An overarching issue is how channel performance is evaluated which is not directly an attribution issue, but it has a lagging impact when it comes to looking at attribution. For example, Display campaigns are compared to Search campaigns which are not comparable as the objective of both are very different. Which leads into how both Display and Search campaigns are measured, using the same metrics i.e., conversion rate for both is not a fair comparison.

The three common mistakes I have seen brands make when it comes to attribution:

1 – Believing everything your Web (Google) Analytics tells you

Web Analytics is there to understand the traffic that comes to your website and the user journey to taking a certain action i.e., buying a product. The web analytics tool is not there to measure media performance.

Attribution within web analytics is broken as it focuses on anything post click not post impression / view. Channels such as Paid Search and Organic Search will always look good within attribution as both those channels will drive a high volume of traffic.

Channels that are highly targeted with engaging content may not drive an immediate click, but that user will likely visit the site coming from Branded Search or Direct. Using web analytics attribution, the credit will not be given to the channel driving the engaging content, it will be given to Branded Search or Direct.

Believing everything your web analytics attribution tells you is going force you down a rabbit hole. You won’t get the full picture of how your audience are behaving and most likely reward the channels that are stealing the demand created by other channels. Which is why Google love brands using Google Analytics for attribution as it ensures that Paid Search always looks good.

2 – Remove brand search from attribution  

Branded paid search provides huge value in the wider marketing mix, but it should not be accounted for within attribution.
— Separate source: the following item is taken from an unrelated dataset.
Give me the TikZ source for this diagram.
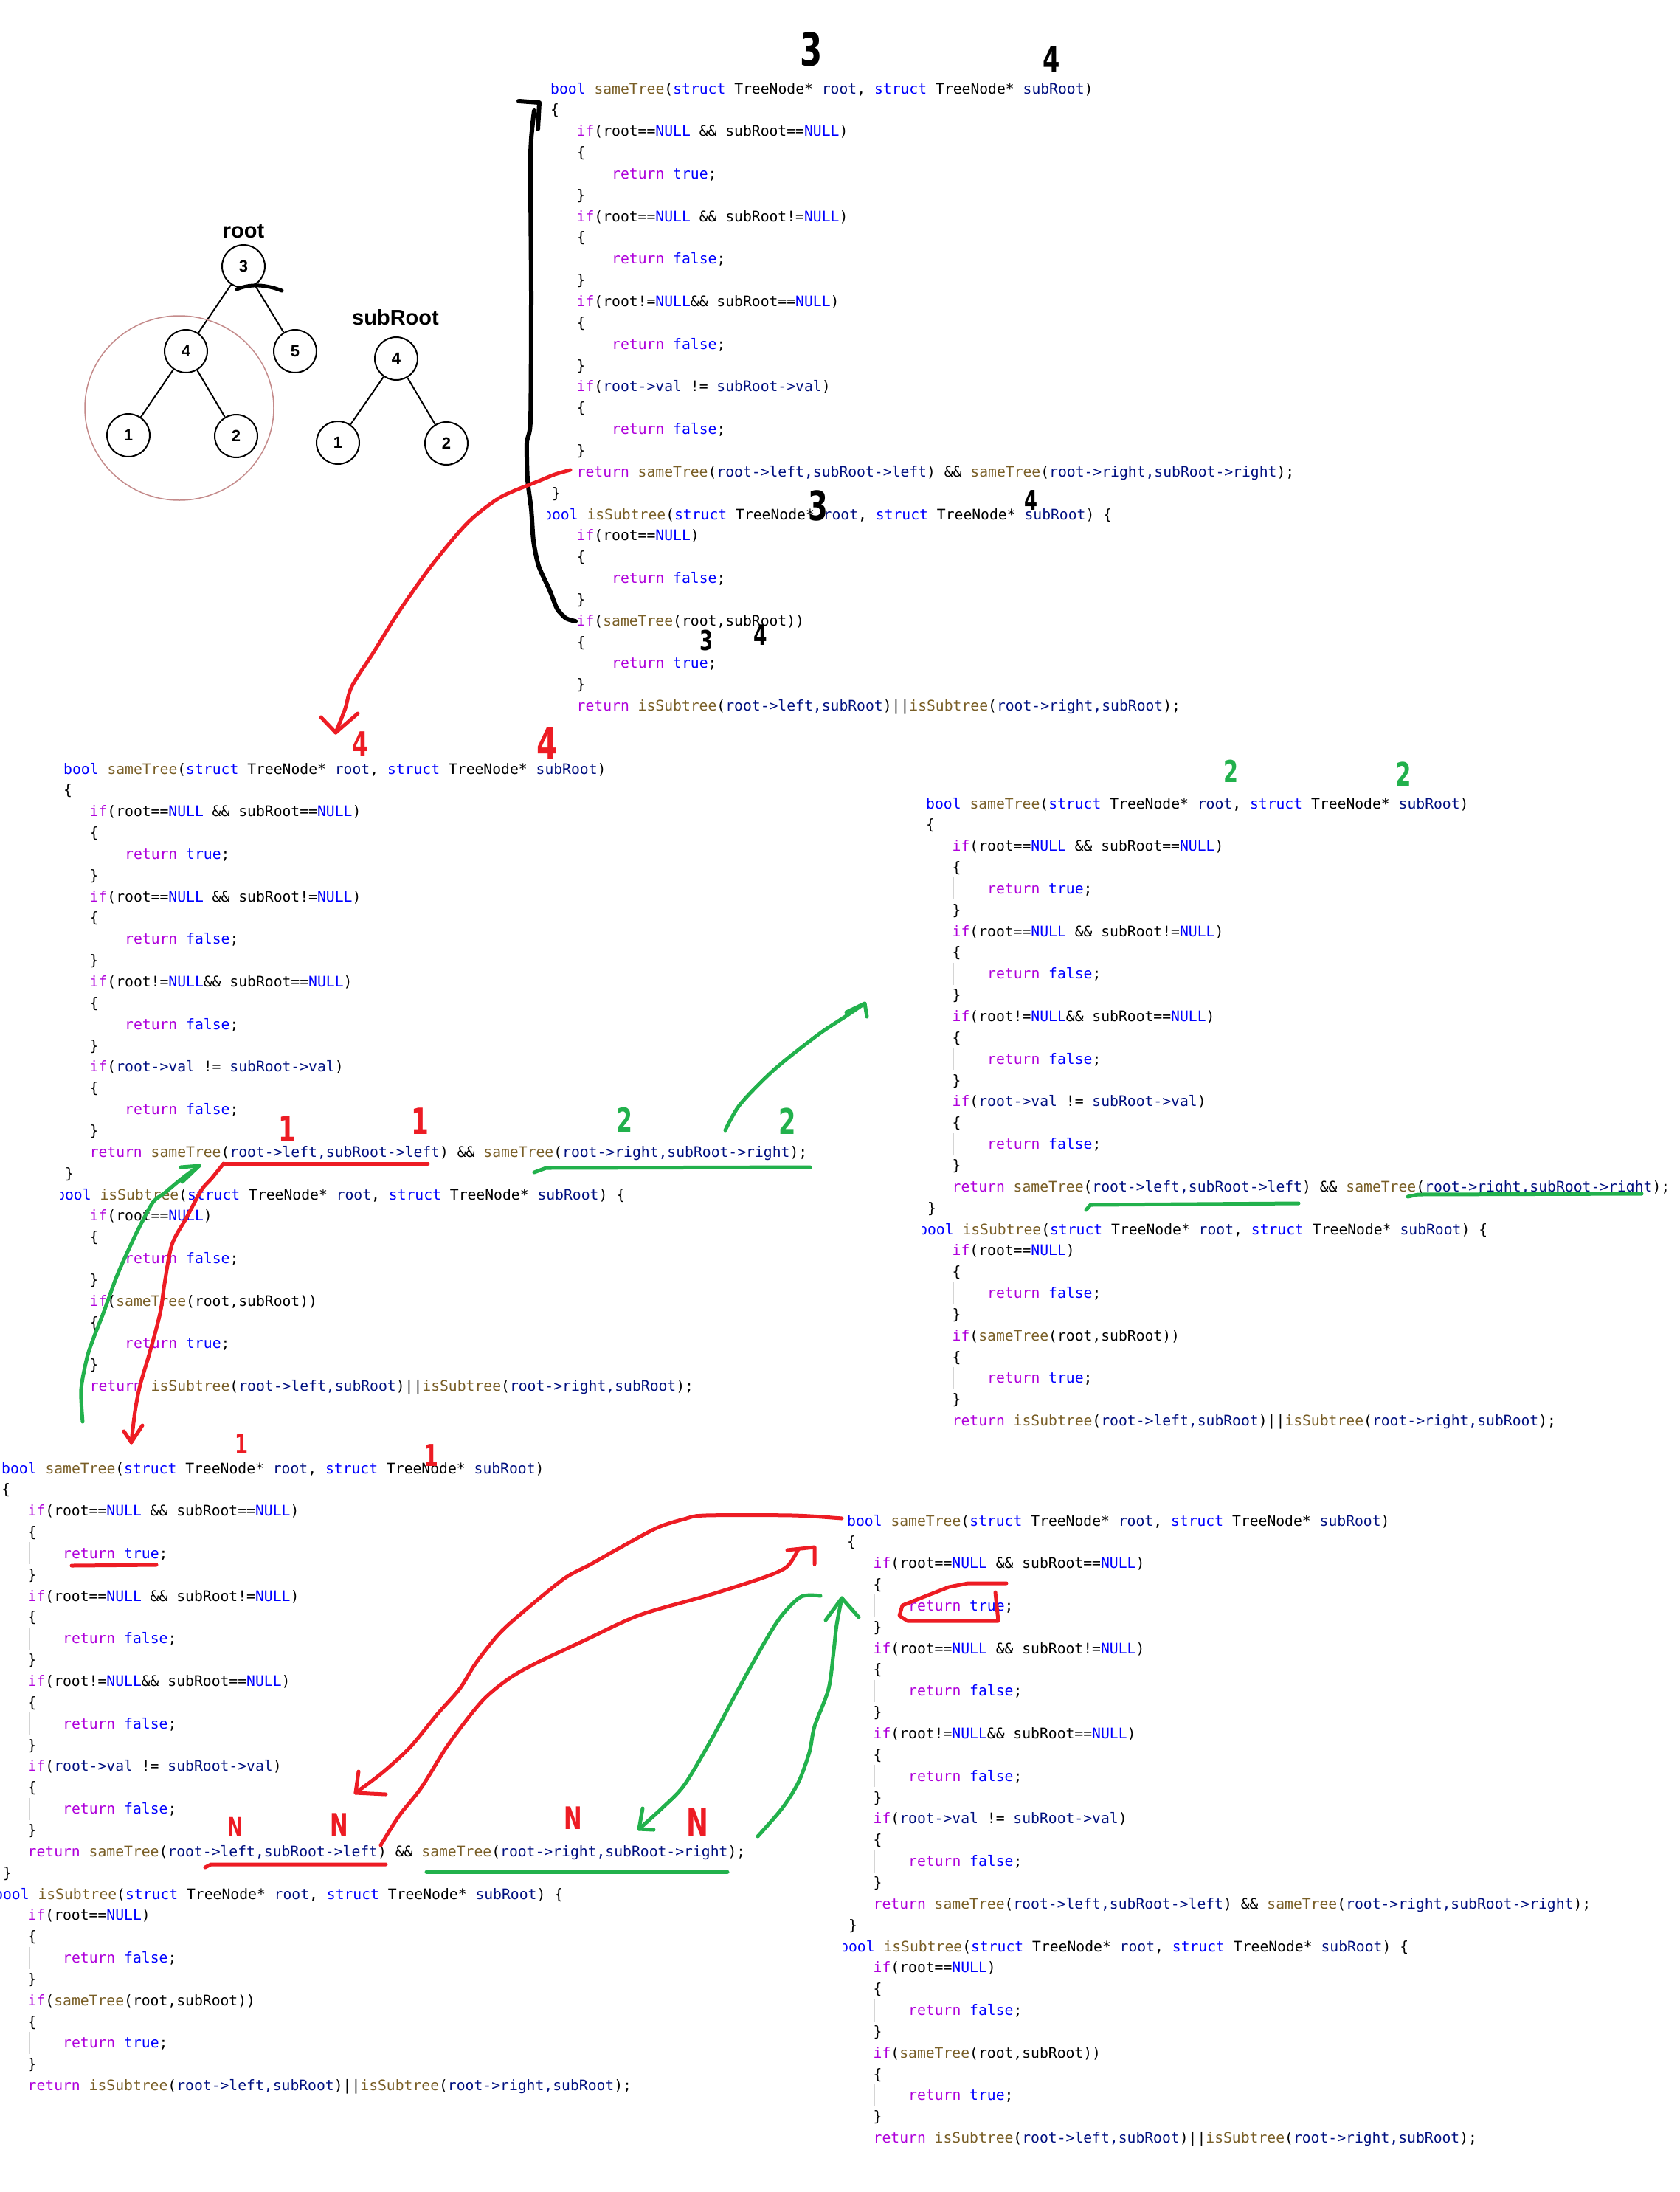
\documentclass[tikz,border=0pt]{standalone}
\usepackage{fontspec}
\usetikzlibrary{positioning}
\newfontfamily\codefont{DejaVu Sans Mono}
\newfontfamily\treefont{Liberation Sans}
\newfontfamily\handfont{DejaVu Sans}
\definecolor{kwblue}{HTML}{0000FF}
\definecolor{ctrlpurple}{HTML}{AF00DB}
\definecolor{fnbrown}{HTML}{795E26}
\definecolor{varnavy}{HTML}{001080}
\definecolor{penred}{HTML}{ED1C24}
\definecolor{pengreen}{HTML}{22B14C}
\definecolor{ringred}{HTML}{C48A8A}
\definecolor{guidegray}{HTML}{D4D4D4}
% syntax colours
\newcommand\kw[1]{\textcolor{kwblue}{#1}}
\newcommand\ct[1]{\textcolor{ctrlpurple}{#1}}
\newcommand\fn[1]{\textcolor{fnbrown}{#1}}
\newcommand\vr[1]{\textcolor{varnavy}{#1}}
% handwritten marks
\newcommand\hw[2]{\scalebox{0.7}[1]{\fontsize{#1}{#1}\selectfont #2}}
% one line of code: block, line, indent, text
\newcommand\codeln[4]{\node[codetext] (#1l#2) at (#3,{(#2-1)*28.85+7}) {#4};}
% the two functions, as in the screenshots
\newcommand\codeblock[3]{%
\begin{scope}[shift={(#2,#3)}]
\foreach \g in {5,9,13,17,24,28}
  \draw[guide] (37,{(\g-1)*28.85-15}) -- (37,{(\g-1)*28.85+15});
\codeln{#1}{1}{0}{\kw{bool} \fn{sameTree}(\kw{struct} TreeNode* \vr{root}, \kw{struct} TreeNode* \vr{subRoot})}
\codeln{#1}{2}{0}{\{}
\codeln{#1}{3}{35.5}{\ct{if}(root==\kw{NULL} \&\& subRoot==\kw{NULL})}
\codeln{#1}{4}{35.5}{\{}
\codeln{#1}{5}{83}{\ct{return} \kw{true};}
\codeln{#1}{6}{35.5}{\}}
\codeln{#1}{7}{35.5}{\ct{if}(root==\kw{NULL} \&\& subRoot!=\kw{NULL})}
\codeln{#1}{8}{35.5}{\{}
\codeln{#1}{9}{83}{\ct{return} \kw{false};}
\codeln{#1}{10}{35.5}{\}}
\codeln{#1}{11}{35.5}{\ct{if}(root!=\kw{NULL}\&\& subRoot==\kw{NULL})}
\codeln{#1}{12}{35.5}{\{}
\codeln{#1}{13}{83}{\ct{return} \kw{false};}
\codeln{#1}{14}{35.5}{\}}
\codeln{#1}{15}{35.5}{\ct{if}(\vr{root->val} != \vr{subRoot->val})}
\codeln{#1}{16}{35.5}{\{}
\codeln{#1}{17}{83}{\ct{return} \kw{false};}
\codeln{#1}{18}{35.5}{\}}
\codeln{#1}{19}{35.5}{\ct{return} \fn{sameTree}(\vr{root->left,subRoot->left}) \&\& \fn{sameTree}(\vr{root->right,subRoot->right});}
\codeln{#1}{20}{2}{\}}
\codeln{#1}{21}{-10}{\kw{bool} \fn{isSubtree}(\kw{struct} TreeNode* \vr{root}, \kw{struct} TreeNode* \vr{subRoot}) \{}
\codeln{#1}{22}{35.5}{\ct{if}(root==\kw{NULL})}
\codeln{#1}{23}{35.5}{\{}
\codeln{#1}{24}{83}{\ct{return} \kw{false};}
\codeln{#1}{25}{35.5}{\}}
\codeln{#1}{26}{35.5}{\ct{if}(\fn{sameTree}(root,subRoot))}
\codeln{#1}{27}{35.5}{\{}
\codeln{#1}{28}{83}{\ct{return} \kw{true};}
\codeln{#1}{29}{35.5}{\}}
\codeln{#1}{30}{35.5}{\ct{return} \fn{isSubtree}(\vr{root->left,subRoot})||\fn{isSubtree}(\vr{root->right,subRoot});}
\fill[white] (-12,{20*28.85-17}) rectangle (-5.5,{20*28.85+12});
\end{scope}}

\begin{document}
\begin{tikzpicture}[x=1pt, y=-1pt,
	codetext/.style = {font=\codefont\fontsize{19.7}{24}\selectfont, anchor=base west, inner sep=0pt, text=black},
	guide/.style = {draw=guidegray, line width=1pt},
	tnode/.style = {circle, draw, line width=2pt, minimum size=58pt, inner sep=0pt, font=\treefont\bfseries\fontsize{22}{22}\selectfont},
	tlabel/.style = {inner sep=0pt, font=\treefont\bfseries\fontsize{29}{29}\selectfont},
	hand/.style = {inner sep=0pt, font=\handfont\bfseries},
	redpen/.style = {draw=penred, line width=5pt, line cap=round, line join=round},
	greenpen/.style = {draw=pengreen, line width=5pt, line cap=round, line join=round},
	blackpen/.style = {draw=black, line width=6pt, line cap=round, line join=round}]
\fill[white] (0,0) rectangle (2276,2971);
\useasboundingbox (0,0) rectangle (2276,2971);

% the two trees
\node (n3) [tnode] at (330,361) {3};
\node (n4) [tnode, on grid, below left=115pt and 78pt of n3] {4};
\node (n5) [tnode, on grid, below right=115pt and 70pt of n3] {5};
\node (n1) [tnode, on grid, below left=114pt and 78pt of n4] {1};
\node (n2) [tnode, on grid, below right=115pt and 68pt of n4] {2};
\node (rootlbl) [tlabel] at (330,313) {root};
\node (s4) [tnode] at (537,486) {4};
\node (s1) [tnode, on grid, below left=114pt and 79pt of s4] {1};
\node (s2) [tnode, on grid, below right=115pt and 68pt of s4] {2};
\node (sublbl) [tlabel] at (536,430) {subRoot};
\path [draw, line width=2pt]
	(n3) edge (n4)
	(n3) edge (n5)
	(n4) edge (n1)
	(n4) edge (n2)
	(s4) edge (s1)
	(s4) edge (s2);
\draw [ringred, line width=1.5pt] (243,553) ellipse [x radius=128, y radius=125];
\draw [blackpen, line width=5pt] (321,392) .. controls (340,384) and (362,386) .. (382,394);

% five copies of the code
\codeblock{top}{746}{120}
\codeblock{ml}{86}{1042}
\codeblock{mr}{1255}{1089}
\codeblock{bl}{2}{1990}
\codeblock{br}{1148}{2061}

% black marks on the top copy
\node (k3a) [hand, black] at (1100,67) {\hw{62}{3}};
\node (k4a) [hand, black] at (1425,80) {\hw{48}{4}};
\node (k3b) [hand, black] at (1109,685) {\hw{55}{3}};
\node (k4b) [hand, black] at (1397,678) {\hw{37}{4}};
\node (k3c) [hand, black] at (957,868) {\hw{37}{3}};
\node (k4c) [hand, black] at (1031,861) {\hw{38}{4}};
\coordinate (kbtop) at (724,150);
\coordinate (kbend) at (780,842);
\draw [blackpen] (703,137) -- (731,139) -- (729,175);
\draw [blackpen] plot [smooth, tension=0.4] coordinates {(kbtop) (719,210) (720,400) (719,570) (714,600) (715,650) (720,690) (723,733) (730,767) (745,800) (755,825) (767,838) (kbend)};

% red: top call into the first copy
\coordinate (r1s) at (773,637);
\coordinate (r1e) at (455,993);
\draw [redpen] plot [smooth, tension=0.5] coordinates {(r1s) (752,643) (730,652) (680,673) (643,700) (617,727) (580,773) (540,830) (507,883) (477,930) (468,960) (r1e)};
\draw [redpen] (435,972) -- (r1e) -- (485,967);
\node (r4a) [hand, penred] at (488,1008) {\hw{45}{4}};
\node (r4b) [hand, penred] at (742,1008) {\hw{59}{4}};

% marks on the middle left copy
\node (r1a) [hand, penred] at (389,1530) {\hw{48}{1}};
\node (r1b) [hand, penred] at (569,1520) {\hw{49}{1}};
\node (g2a) [hand, pengreen] at (846,1518) {\hw{45}{2}};
\node (g2b) [hand, pengreen] at (1067,1520) {\hw{48}{2}};
\coordinate (r2s) at (580,1577);
\coordinate (r2m) at (303,1577);
\coordinate (r2e) at (178,1955);
\draw [redpen] (r2s) -- (r2m);
\draw [redpen] plot [smooth, tension=0.5] coordinates {(r2m) (287,1597) (273,1613) (253,1650) (233,1687) (223,1740) (217,1780) (203,1833) (190,1877) (183,1913) (r2e)};
\draw [redpen] (168,1940) -- (r2e) -- (193,1932);
\coordinate (g1s) at (112,1927);
\coordinate (g1e) at (270,1580);
\draw [greenpen] plot [smooth, tension=0.5] coordinates {(g1s) (110,1883) (118,1840) (127,1813) (140,1780) (157,1733) (170,1703) (187,1667) (207,1630) (223,1617) (247,1597) (g1e)};
\draw [greenpen] (245,1582) -- (g1e) -- (247,1602);
\draw [greenpen] (724,1589) -- (740,1583) -- (1098,1582);
\coordinate (g2s) at (983,1532);
\coordinate (g2e) at (1172,1360);
\draw [greenpen] plot [smooth, tension=0.5] coordinates {(g2s) (1003,1497) (1049,1450) (1108,1403) (1147,1377) (g2e)};
\draw [greenpen] (1147,1372) -- (g2e) -- (1175,1378);

% marks on the middle right copy
\node (g2c) [hand, pengreen] at (1668,1045) {\hw{41}{2}};
\node (g2d) [hand, pengreen] at (1902,1049) {\hw{44}{2}};
\draw [greenpen] (1908,1622) -- (1922,1619) -- (2225,1618);
\draw [greenpen] (1472,1640) -- (1478,1633) -- (1760,1631);

% marks on the bottom left copy
\node (r1c) [hand, penred] at (328,1957) {\hw{37}{1}};
\node (r1d) [hand, penred] at (584,1973) {\hw{41}{1}};
\draw [redpen] (97,2122) -- (212,2121);
\node (rNa) [hand, penred] at (319,2476) {\hw{36}{N}};
\node (rNb) [hand, penred] at (460,2473) {\hw{42}{N}};
\node (rNc) [hand, penred] at (777,2464) {\hw{42}{N}};
\node (rNd) [hand, penred] at (945,2470) {\hw{51}{N}};
\draw [redpen] (278,2531) -- (286,2527) -- (523,2527);
\draw [greenpen] (578,2537) -- (986,2537);

% calls between the two bottom copies
\coordinate (r3s) at (1141,2058);
\coordinate (r3e) at (482,2430);
\draw [redpen] plot [smooth, tension=0.5] coordinates {(r3s) (1075,2054) (956,2054) (927,2059) (890,2071) (838,2099) (801,2120) (764,2140) (704,2189) (675,2216) (645,2254) (623,2289) (593,2323) (556,2368) (519,2402) (r3e)};
\draw [redpen] (486,2401) -- (r3e) -- (523,2432);
\coordinate (r4s) at (516,2501);
\coordinate (r4e) at (1104,2097);
\draw [redpen] plot [smooth, tension=0.5] coordinates {(r4s) (541,2461) (571,2423) (608,2364) (653,2306) (690,2275) (727,2254) (793,2223) (867,2189) (964,2161) (1038,2137) (1067,2123) (1082,2100)};
\draw [redpen] (1067,2101) -- (r4e) -- (1104,2120);
\coordinate (g3s) at (1112,2163);
\coordinate (g3e) at (866,2479);
\draw [greenpen] plot [smooth, tension=0.5] coordinates {(g3s) (1086,2164) (1060,2189) (1038,2223) (1001,2289) (964,2358) (927,2420) (897,2451) (g3e)};
\draw [greenpen] (871,2451) -- (g3e) -- (886,2480);
\coordinate (g4s) at (1027,2489);
\coordinate (g4e) at (1141,2166);
\draw [greenpen] plot [smooth, tension=0.5] coordinates {(g4s) (1060,2451) (1082,2416) (1097,2375) (1104,2340) (1123,2289) (1130,2237) (1134,2202) (g4e)};
\draw [greenpen] (1119,2196) -- (g4e) -- (1164,2192);

% red box on the bottom right copy
\draw [redpen] (1364,2146) -- (1312,2146) -- (1286,2151) -- (1253,2164) -- (1223,2176) -- (1219,2190) -- (1230,2197) -- (1353,2197) -- (1349,2158);
\end{tikzpicture}
\end{document}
Branded search provides value in controlling the user journey from the ad-copy to landing page and protect against competitors bidding on the terms.

Any user who types in a brand name into Google has the intention to visit the website.

What this means any channels that helped drive the demand their performance will be weakened, using last click in most cases it will benefit branded search.

To truly understand the value of your channels and to drive better performance, branded paid search needs to be stripped out of attribution.

3 – Re-targeting provides bad data for attribution

The general rule is that most sales would have occurred without the re-targeting campaign. When looking at performance on a last click or post view performance it will always over-credit the re-targeting campaigns.

Google and Facebook are the big winners, with their massive pool sets of data encouraging brands to invest more into re-targeting. Which in turn drives poor management of the campaigns with high frequency and low viewability which annoy the shit out of users.

There is value in re-targeting campaigns but not as much you believe. Run a test and reduce your re-targeting campaign budget say by 50% and monitor the impact it has on sales.

The world of measurement and attribution is complicated, making these changes are steps in the right direction to achieving better outcomes. Points 2 and 3 can be implemented much quicker, point 1 is going to require internal stakeholder backing as its entails additional investment.